| Task instructions |
Begin at the top of the records below and return each line exactly through the line with "(vimsT) at (285,39.5)". Skip pictures.

------------------------------

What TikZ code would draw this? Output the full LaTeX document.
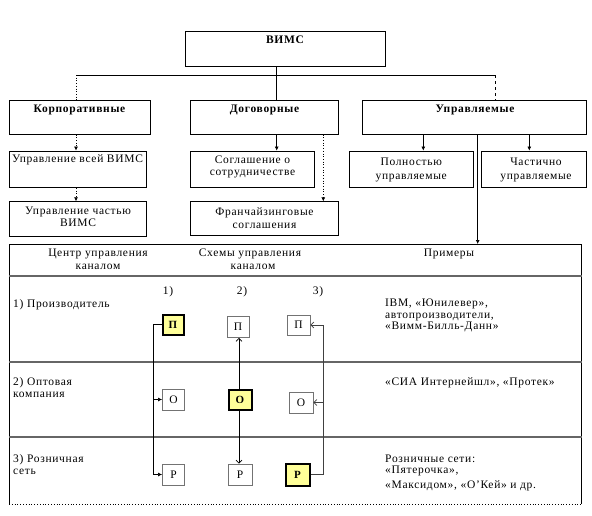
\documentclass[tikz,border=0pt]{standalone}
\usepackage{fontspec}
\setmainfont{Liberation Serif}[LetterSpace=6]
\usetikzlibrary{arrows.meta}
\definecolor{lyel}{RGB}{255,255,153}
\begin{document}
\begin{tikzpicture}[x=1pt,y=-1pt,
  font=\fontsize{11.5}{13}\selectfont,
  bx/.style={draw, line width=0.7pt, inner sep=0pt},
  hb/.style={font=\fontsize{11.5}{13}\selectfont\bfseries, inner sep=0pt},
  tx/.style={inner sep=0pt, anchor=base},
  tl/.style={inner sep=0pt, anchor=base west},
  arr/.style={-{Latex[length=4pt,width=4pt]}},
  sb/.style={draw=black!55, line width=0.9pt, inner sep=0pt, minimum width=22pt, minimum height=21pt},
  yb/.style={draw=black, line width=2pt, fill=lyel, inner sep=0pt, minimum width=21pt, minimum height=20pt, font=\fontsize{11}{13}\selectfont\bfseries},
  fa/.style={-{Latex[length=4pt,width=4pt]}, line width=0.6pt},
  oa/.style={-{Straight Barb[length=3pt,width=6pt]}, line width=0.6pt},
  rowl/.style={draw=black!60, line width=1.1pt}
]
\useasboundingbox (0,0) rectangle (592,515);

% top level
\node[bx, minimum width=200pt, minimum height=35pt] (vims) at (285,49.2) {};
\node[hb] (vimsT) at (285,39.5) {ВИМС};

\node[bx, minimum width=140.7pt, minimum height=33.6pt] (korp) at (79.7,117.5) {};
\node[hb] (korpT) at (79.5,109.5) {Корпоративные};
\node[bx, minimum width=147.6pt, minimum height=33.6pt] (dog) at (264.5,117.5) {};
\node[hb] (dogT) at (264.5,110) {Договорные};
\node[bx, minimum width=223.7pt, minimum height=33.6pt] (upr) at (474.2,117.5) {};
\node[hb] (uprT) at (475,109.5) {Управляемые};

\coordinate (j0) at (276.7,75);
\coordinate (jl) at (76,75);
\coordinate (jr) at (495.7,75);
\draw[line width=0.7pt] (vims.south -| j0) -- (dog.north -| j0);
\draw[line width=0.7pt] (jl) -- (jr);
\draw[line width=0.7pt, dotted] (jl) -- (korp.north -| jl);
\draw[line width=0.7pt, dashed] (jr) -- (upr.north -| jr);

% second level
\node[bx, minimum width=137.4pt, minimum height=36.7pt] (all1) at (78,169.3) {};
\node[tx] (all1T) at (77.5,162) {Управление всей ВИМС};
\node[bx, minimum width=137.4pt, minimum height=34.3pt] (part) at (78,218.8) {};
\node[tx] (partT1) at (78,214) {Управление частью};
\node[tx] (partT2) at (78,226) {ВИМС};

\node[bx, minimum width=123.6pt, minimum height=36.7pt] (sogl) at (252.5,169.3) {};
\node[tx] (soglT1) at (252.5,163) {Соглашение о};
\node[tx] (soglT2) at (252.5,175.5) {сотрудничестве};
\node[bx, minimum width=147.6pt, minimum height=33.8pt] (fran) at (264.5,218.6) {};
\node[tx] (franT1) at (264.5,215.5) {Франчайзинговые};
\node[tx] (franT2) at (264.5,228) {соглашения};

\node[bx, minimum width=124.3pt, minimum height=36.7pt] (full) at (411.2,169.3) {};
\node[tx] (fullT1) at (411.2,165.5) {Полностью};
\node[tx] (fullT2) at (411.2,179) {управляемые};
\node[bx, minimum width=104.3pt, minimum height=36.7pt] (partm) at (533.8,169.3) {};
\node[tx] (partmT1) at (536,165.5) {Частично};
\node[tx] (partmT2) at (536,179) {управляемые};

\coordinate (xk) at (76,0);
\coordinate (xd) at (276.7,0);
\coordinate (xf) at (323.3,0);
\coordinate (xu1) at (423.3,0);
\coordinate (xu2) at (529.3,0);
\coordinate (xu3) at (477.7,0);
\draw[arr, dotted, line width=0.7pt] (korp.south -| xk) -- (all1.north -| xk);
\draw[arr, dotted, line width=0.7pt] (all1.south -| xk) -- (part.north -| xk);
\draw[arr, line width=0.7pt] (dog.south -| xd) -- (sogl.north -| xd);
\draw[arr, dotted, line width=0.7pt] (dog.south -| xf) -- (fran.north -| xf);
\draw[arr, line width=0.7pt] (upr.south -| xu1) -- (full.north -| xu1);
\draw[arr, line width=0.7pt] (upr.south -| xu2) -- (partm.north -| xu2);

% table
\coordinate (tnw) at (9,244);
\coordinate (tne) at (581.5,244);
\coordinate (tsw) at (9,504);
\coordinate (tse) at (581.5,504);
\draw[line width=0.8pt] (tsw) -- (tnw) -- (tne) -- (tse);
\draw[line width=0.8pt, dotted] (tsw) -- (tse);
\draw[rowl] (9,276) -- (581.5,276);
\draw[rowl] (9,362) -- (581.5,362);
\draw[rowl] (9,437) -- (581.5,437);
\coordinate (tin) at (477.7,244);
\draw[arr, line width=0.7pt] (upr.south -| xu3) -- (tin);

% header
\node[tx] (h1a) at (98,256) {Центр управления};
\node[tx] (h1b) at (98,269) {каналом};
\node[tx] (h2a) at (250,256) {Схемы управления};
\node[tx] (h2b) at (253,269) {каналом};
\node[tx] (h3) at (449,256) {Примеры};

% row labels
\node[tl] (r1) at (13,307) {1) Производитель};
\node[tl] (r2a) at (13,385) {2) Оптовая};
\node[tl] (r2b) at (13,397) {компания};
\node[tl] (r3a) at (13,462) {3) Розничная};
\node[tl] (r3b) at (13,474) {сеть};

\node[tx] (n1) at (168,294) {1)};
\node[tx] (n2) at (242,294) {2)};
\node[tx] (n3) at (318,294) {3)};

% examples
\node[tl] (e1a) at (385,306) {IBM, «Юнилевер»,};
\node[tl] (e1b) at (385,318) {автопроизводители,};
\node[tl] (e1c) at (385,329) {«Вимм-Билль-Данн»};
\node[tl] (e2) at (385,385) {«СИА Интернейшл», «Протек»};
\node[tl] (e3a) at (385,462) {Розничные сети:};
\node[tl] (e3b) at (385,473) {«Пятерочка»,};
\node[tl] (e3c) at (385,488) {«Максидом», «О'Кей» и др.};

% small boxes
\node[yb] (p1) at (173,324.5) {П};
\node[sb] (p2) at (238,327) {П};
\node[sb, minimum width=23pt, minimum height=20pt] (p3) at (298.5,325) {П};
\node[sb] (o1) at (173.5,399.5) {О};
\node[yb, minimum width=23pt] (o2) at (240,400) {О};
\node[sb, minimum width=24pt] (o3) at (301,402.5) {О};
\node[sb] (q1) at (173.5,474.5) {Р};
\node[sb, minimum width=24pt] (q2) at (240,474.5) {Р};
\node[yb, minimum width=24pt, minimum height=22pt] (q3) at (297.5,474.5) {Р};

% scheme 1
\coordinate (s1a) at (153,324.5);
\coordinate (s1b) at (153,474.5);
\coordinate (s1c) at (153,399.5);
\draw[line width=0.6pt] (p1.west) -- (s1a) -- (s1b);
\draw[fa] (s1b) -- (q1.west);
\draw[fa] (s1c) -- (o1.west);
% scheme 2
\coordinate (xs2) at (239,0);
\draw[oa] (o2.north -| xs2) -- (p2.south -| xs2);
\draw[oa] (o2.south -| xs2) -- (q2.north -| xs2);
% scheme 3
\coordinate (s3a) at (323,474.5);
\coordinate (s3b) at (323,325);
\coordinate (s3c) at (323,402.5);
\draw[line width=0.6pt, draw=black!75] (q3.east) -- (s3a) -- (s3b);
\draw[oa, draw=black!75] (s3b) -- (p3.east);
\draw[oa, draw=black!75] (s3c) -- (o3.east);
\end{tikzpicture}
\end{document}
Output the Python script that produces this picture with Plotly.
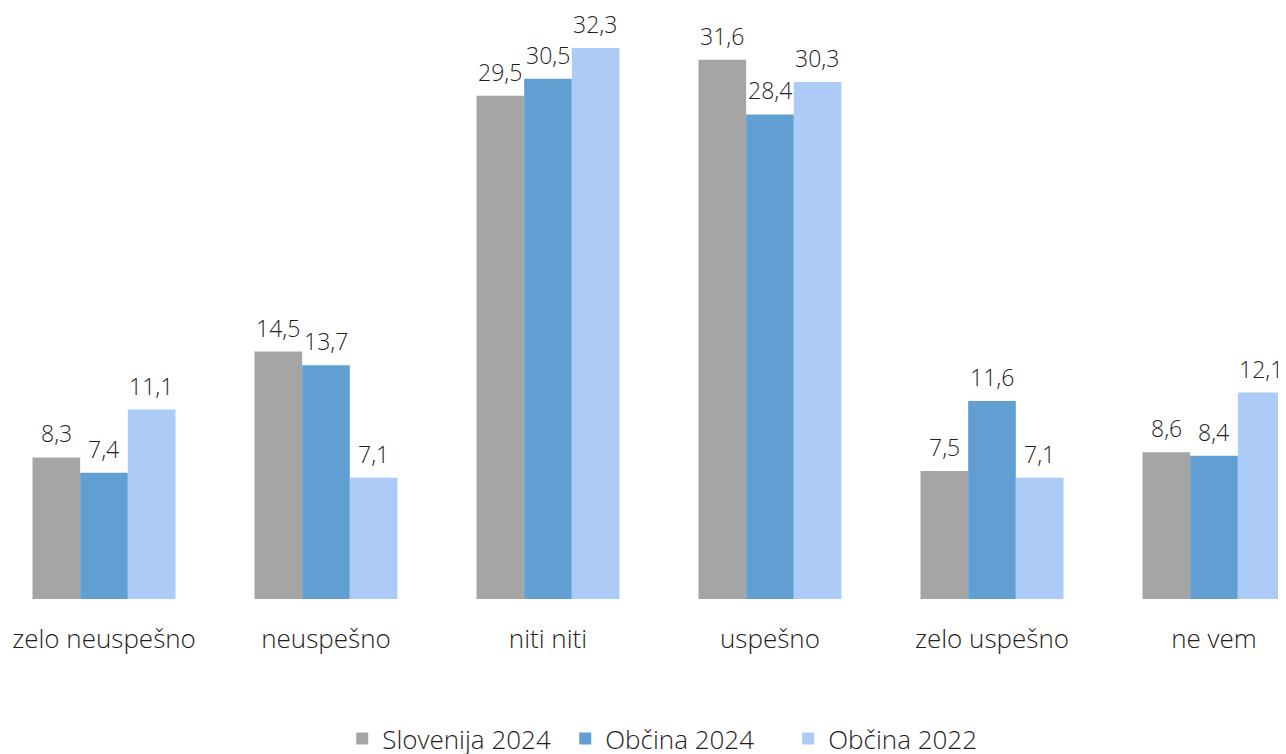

------------------------------

| The answer |
What TikZ code would draw this? Output the full LaTeX document.
\documentclass[tikz,border=0pt]{standalone}
\usepackage{fontspec}
\setmainfont{Liberation Serif}[LetterSpace=6]
\usetikzlibrary{arrows.meta}
\definecolor{lyel}{RGB}{255,255,153}
\begin{document}
\begin{tikzpicture}[x=1pt,y=-1pt,
  font=\fontsize{11.5}{13}\selectfont,
  bx/.style={draw, line width=0.7pt, inner sep=0pt},
  hb/.style={font=\fontsize{11.5}{13}\selectfont\bfseries, inner sep=0pt},
  tx/.style={inner sep=0pt, anchor=base},
  tl/.style={inner sep=0pt, anchor=base west},
  arr/.style={-{Latex[length=4pt,width=4pt]}},
  sb/.style={draw=black!55, line width=0.9pt, inner sep=0pt, minimum width=22pt, minimum height=21pt},
  yb/.style={draw=black, line width=2pt, fill=lyel, inner sep=0pt, minimum width=21pt, minimum height=20pt, font=\fontsize{11}{13}\selectfont\bfseries},
  fa/.style={-{Latex[length=4pt,width=4pt]}, line width=0.6pt},
  oa/.style={-{Straight Barb[length=3pt,width=6pt]}, line width=0.6pt},
  rowl/.style={draw=black!60, line width=1.1pt}
]
\useasboundingbox (0,0) rectangle (592,515);

% top level
\node[bx, minimum width=200pt, minimum height=35pt] (vims) at (285,49.2) {};
\node[hb] (vimsT) at (285,39.5) {ВИМС};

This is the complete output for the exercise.